J.A.I. : Après celui de Nino Vieira à Bissau, votre retour au pouvoir est-il possible ?
H.K.B. : Mais pourquoi pas ? L’exemple de mon ami Vieira prouve qu’on peut très bien sortir à la suite d’un coup d’État militaire qui n’a pas de justification, et revenir triomphalement au pouvoir. En tout cas, le PDCI ne néglige rien avec ses alliés pour reconquérir le pouvoir.
J.A.I. : Pourquoi y croyez-vous ?
H.K.B. : Parce que le pays est à l’abandon. Depuis le coup d’État de 1999 et l’arrivée au pouvoir des « refondateurs », c’est-à-dire du président Gbagbo et de son équipe, le pays est dans un état de délabrement avancé. Quand je suis rentré à Abidjan le 11 septembre dernier, de l’aéroport à ma résidence de Cocody, j’ai traversé une ville qui m’a fait mal au coeur. Les rues sont dégradées, les bâtiments ne sont pas repeints. Et quand vous prolongez à l’intérieur, c’est la même scène de désolation. Pas de route ou de piste carrossable. Qu’est-ce que c’est que ce pays où presque tous les entrepreneurs et tous les consommateurs solvables ont été chassés ? Combien de milliers d’emplois ont été perdus depuis ces événements ? Qu’est-ce que c’est que ce pays où l’on corrompt la jeunesse, où les violences de rue sont légion ? Je ne sais pas si on peut gagner des élections en pratiquant une telle politique ! Voilà la triste réalité dont les Ivoiriens veulent sortir.
J.A.I. : En 1999, beaucoup de gens disaient que vous étiez un homme fini…
H.K.B. : Oui, mais ils se sont trompés. La preuve, je préside toujours aux destinées du PDCI.
J.A.I. : Se sont-ils trompés parce que vous êtes un « dur à cuire » ?
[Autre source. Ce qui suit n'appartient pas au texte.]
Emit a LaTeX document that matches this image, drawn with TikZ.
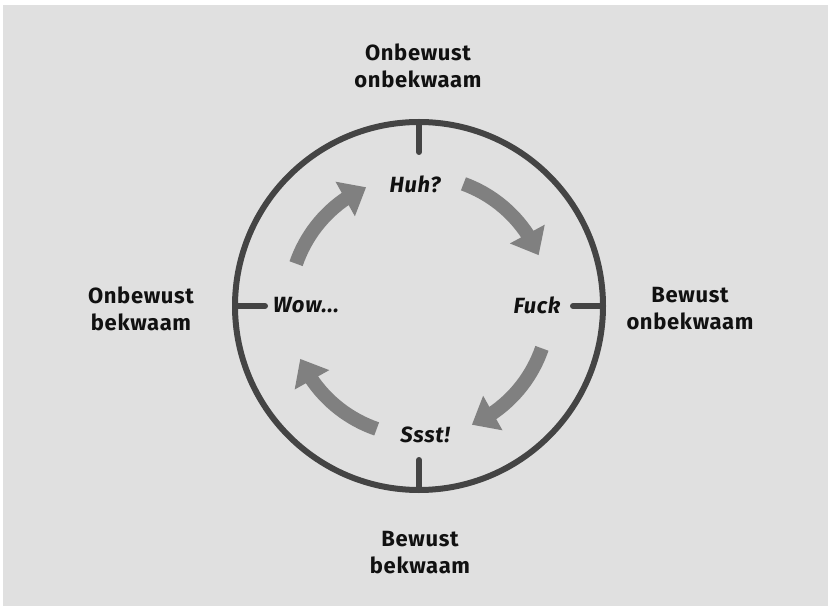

H.K.B. : Non, je ne suis pas plus dur à cuire qu’un autre. Simplement je suis encore populaire en Côte d’Ivoire. Pas seulement au PDCI, mais dans le pays. C’est pourquoi j’espère pouvoir me mesurer à armes égales avec les autres candidats. Mais dans le cadre d’une élection honnête et transparente sans l’intrusion de milices ou de patriotes.